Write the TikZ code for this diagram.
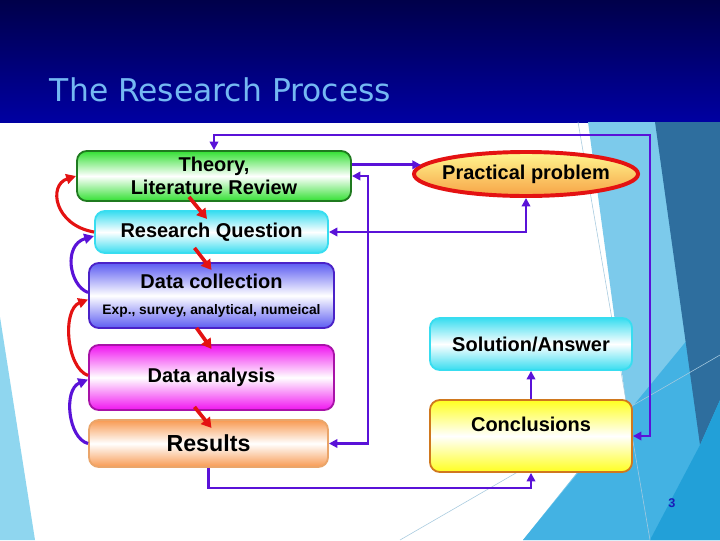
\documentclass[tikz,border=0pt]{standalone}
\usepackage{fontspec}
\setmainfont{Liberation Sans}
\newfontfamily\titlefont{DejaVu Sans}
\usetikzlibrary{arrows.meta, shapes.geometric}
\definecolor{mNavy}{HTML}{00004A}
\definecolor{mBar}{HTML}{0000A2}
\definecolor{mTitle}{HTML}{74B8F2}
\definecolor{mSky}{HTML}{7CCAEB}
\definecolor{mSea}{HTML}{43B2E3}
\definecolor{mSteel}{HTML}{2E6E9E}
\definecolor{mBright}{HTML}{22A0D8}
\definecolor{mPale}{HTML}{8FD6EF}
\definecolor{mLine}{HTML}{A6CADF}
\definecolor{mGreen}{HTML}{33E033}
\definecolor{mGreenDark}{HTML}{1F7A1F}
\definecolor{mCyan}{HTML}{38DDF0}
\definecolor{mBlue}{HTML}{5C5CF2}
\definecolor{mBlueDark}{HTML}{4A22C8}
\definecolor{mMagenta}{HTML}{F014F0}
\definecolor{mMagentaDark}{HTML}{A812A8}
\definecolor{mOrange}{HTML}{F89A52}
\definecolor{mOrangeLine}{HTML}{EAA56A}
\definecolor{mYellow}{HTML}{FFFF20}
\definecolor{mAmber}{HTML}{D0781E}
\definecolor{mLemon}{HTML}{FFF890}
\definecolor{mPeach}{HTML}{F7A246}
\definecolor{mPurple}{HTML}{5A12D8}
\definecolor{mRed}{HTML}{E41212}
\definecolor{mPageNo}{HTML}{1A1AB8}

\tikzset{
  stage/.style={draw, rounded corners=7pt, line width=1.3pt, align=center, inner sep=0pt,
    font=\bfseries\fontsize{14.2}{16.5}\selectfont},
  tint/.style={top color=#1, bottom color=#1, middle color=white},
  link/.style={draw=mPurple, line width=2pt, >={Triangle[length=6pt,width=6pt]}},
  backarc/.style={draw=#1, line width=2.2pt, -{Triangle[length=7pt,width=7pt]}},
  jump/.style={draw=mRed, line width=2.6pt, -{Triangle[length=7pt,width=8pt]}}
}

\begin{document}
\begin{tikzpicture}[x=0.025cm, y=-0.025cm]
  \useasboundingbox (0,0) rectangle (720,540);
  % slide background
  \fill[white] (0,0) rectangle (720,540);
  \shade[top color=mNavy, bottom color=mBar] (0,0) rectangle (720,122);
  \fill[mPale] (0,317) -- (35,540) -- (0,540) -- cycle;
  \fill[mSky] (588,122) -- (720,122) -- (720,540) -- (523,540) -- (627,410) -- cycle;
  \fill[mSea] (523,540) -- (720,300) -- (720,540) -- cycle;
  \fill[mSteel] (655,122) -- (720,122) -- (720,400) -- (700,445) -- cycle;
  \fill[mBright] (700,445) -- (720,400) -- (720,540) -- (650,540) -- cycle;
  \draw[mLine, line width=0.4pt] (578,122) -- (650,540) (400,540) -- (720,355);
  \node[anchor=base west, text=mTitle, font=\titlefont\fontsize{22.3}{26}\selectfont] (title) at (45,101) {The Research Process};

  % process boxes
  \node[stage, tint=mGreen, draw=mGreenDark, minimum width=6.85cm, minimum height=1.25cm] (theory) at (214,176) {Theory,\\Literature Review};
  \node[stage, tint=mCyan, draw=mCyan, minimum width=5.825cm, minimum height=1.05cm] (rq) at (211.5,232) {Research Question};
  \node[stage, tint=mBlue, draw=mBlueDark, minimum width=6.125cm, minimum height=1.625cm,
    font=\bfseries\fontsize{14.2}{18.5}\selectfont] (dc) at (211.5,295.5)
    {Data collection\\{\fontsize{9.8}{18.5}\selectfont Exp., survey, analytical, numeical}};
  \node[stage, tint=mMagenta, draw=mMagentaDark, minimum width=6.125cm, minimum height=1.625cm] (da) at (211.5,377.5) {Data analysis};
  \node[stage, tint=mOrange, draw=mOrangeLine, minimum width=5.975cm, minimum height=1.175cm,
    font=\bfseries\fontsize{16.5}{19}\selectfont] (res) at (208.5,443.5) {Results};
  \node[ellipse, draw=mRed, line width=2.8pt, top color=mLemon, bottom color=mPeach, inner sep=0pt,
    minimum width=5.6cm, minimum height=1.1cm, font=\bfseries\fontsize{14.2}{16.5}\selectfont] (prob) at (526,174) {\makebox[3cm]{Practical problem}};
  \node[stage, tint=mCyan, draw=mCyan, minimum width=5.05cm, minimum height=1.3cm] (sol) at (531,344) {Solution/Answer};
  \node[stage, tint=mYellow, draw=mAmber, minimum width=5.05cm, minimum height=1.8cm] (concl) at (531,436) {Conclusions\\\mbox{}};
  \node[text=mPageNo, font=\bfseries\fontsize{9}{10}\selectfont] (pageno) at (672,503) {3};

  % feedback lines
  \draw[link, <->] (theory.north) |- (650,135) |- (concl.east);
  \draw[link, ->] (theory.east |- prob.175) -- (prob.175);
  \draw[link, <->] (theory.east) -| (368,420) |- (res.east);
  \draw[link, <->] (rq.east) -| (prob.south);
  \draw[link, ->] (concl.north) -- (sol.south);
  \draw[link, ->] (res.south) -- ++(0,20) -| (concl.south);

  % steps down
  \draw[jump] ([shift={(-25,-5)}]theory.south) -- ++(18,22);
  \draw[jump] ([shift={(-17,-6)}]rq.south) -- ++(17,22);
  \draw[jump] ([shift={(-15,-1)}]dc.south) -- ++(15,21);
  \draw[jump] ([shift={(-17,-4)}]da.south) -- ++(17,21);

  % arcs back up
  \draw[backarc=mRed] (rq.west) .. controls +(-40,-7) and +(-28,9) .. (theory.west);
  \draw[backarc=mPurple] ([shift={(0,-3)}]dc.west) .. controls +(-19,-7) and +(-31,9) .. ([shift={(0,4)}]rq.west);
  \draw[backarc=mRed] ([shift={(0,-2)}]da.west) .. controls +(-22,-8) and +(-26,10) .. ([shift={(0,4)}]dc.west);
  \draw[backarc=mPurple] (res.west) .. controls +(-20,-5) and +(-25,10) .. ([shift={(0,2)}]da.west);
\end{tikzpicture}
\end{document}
◆ ◆ ◆ ◆ ◆
Transcribe all of the material exactly, leaving out whatever pictures it contains.

Write the TikZ code for this diagram.
\documentclass[tikz,border=0pt]{standalone}
\usepackage{fontspec}
\setmainfont{Liberation Sans}
\newfontfamily\titlefont{DejaVu Sans}
\usetikzlibrary{arrows.meta, shapes.geometric}
\definecolor{mNavy}{HTML}{00004A}
\definecolor{mBar}{HTML}{0000A2}
\definecolor{mTitle}{HTML}{74B8F2}
\definecolor{mSky}{HTML}{7CCAEB}
\definecolor{mSea}{HTML}{43B2E3}
\definecolor{mSteel}{HTML}{2E6E9E}
\definecolor{mBright}{HTML}{22A0D8}
\definecolor{mPale}{HTML}{8FD6EF}
\definecolor{mLine}{HTML}{A6CADF}
\definecolor{mGreen}{HTML}{33E033}
\definecolor{mGreenDark}{HTML}{1F7A1F}
\definecolor{mCyan}{HTML}{38DDF0}
\definecolor{mBlue}{HTML}{5C5CF2}
\definecolor{mBlueDark}{HTML}{4A22C8}
\definecolor{mMagenta}{HTML}{F014F0}
\definecolor{mMagentaDark}{HTML}{A812A8}
\definecolor{mOrange}{HTML}{F89A52}
\definecolor{mOrangeLine}{HTML}{EAA56A}
\definecolor{mYellow}{HTML}{FFFF20}
\definecolor{mAmber}{HTML}{D0781E}
\definecolor{mLemon}{HTML}{FFF890}
\definecolor{mPeach}{HTML}{F7A246}
\definecolor{mPurple}{HTML}{5A12D8}
\definecolor{mRed}{HTML}{E41212}
\definecolor{mPageNo}{HTML}{1A1AB8}

\tikzset{
  stage/.style={draw, rounded corners=7pt, line width=1.3pt, align=center, inner sep=0pt,
    font=\bfseries\fontsize{14.2}{16.5}\selectfont},
  tint/.style={top color=#1, bottom color=#1, middle color=white},
  link/.style={draw=mPurple, line width=2pt, >={Triangle[length=6pt,width=6pt]}},
  backarc/.style={draw=#1, line width=2.2pt, -{Triangle[length=7pt,width=7pt]}},
  jump/.style={draw=mRed, line width=2.6pt, -{Triangle[length=7pt,width=8pt]}}
}

\begin{document}
\begin{tikzpicture}[x=0.025cm, y=-0.025cm]
  \useasboundingbox (0,0) rectangle (720,540);
  % slide background
  \fill[white] (0,0) rectangle (720,540);
  \shade[top color=mNavy, bottom color=mBar] (0,0) rectangle (720,122);
  \fill[mPale] (0,317) -- (35,540) -- (0,540) -- cycle;
  \fill[mSky] (588,122) -- (720,122) -- (720,540) -- (523,540) -- (627,410) -- cycle;
  \fill[mSea] (523,540) -- (720,300) -- (720,540) -- cycle;
  \fill[mSteel] (655,122) -- (720,122) -- (720,400) -- (700,445) -- cycle;
  \fill[mBright] (700,445) -- (720,400) -- (720,540) -- (650,540) -- cycle;
  \draw[mLine, line width=0.4pt] (578,122) -- (650,540) (400,540) -- (720,355);
  \node[anchor=base west, text=mTitle, font=\titlefont\fontsize{22.3}{26}\selectfont] (title) at (45,101) {The Research Process};

  % process boxes
  \node[stage, tint=mGreen, draw=mGreenDark, minimum width=6.85cm, minimum height=1.25cm] (theory) at (214,176) {Theory,\\Literature Review};
  \node[stage, tint=mCyan, draw=mCyan, minimum width=5.825cm, minimum height=1.05cm] (rq) at (211.5,232) {Research Question};
  \node[stage, tint=mBlue, draw=mBlueDark, minimum width=6.125cm, minimum height=1.625cm,
    font=\bfseries\fontsize{14.2}{18.5}\selectfont] (dc) at (211.5,295.5)
    {Data collection\\{\fontsize{9.8}{18.5}\selectfont Exp., survey, analytical, numeical}};
  \node[stage, tint=mMagenta, draw=mMagentaDark, minimum width=6.125cm, minimum height=1.625cm] (da) at (211.5,377.5) {Data analysis};
  \node[stage, tint=mOrange, draw=mOrangeLine, minimum width=5.975cm, minimum height=1.175cm,
    font=\bfseries\fontsize{16.5}{19}\selectfont] (res) at (208.5,443.5) {Results};
  \node[ellipse, draw=mRed, line width=2.8pt, top color=mLemon, bottom color=mPeach, inner sep=0pt,
    minimum width=5.6cm, minimum height=1.1cm, font=\bfseries\fontsize{14.2}{16.5}\selectfont] (prob) at (526,174) {\makebox[3cm]{Practical problem}};
  \node[stage, tint=mCyan, draw=mCyan, minimum width=5.05cm, minimum height=1.3cm] (sol) at (531,344) {Solution/Answer};
  \node[stage, tint=mYellow, draw=mAmber, minimum width=5.05cm, minimum height=1.8cm] (concl) at (531,436) {Conclusions\\\mbox{}};
  \node[text=mPageNo, font=\bfseries\fontsize{9}{10}\selectfont] (pageno) at (672,503) {3};

  % feedback lines
  \draw[link, <->] (theory.north) |- (650,135) |- (concl.east);
  \draw[link, ->] (theory.east |- prob.175) -- (prob.175);
  \draw[link, <->] (theory.east) -| (368,420) |- (res.east);
  \draw[link, <->] (rq.east) -| (prob.south);
  \draw[link, ->] (concl.north) -- (sol.south);
  \draw[link, ->] (res.south) -- ++(0,20) -| (concl.south);

  % steps down
  \draw[jump] ([shift={(-25,-5)}]theory.south) -- ++(18,22);
  \draw[jump] ([shift={(-17,-6)}]rq.south) -- ++(17,22);
  \draw[jump] ([shift={(-15,-1)}]dc.south) -- ++(15,21);
  \draw[jump] ([shift={(-17,-4)}]da.south) -- ++(17,21);

  % arcs back up
  \draw[backarc=mRed] (rq.west) .. controls +(-40,-7) and +(-28,9) .. (theory.west);
  \draw[backarc=mPurple] ([shift={(0,-3)}]dc.west) .. controls +(-19,-7) and +(-31,9) .. ([shift={(0,4)}]rq.west);
  \draw[backarc=mRed] ([shift={(0,-2)}]da.west) .. controls +(-22,-8) and +(-26,10) .. ([shift={(0,4)}]dc.west);
  \draw[backarc=mPurple] (res.west) .. controls +(-20,-5) and +(-25,10) .. ([shift={(0,2)}]da.west);
\end{tikzpicture}
\end{document}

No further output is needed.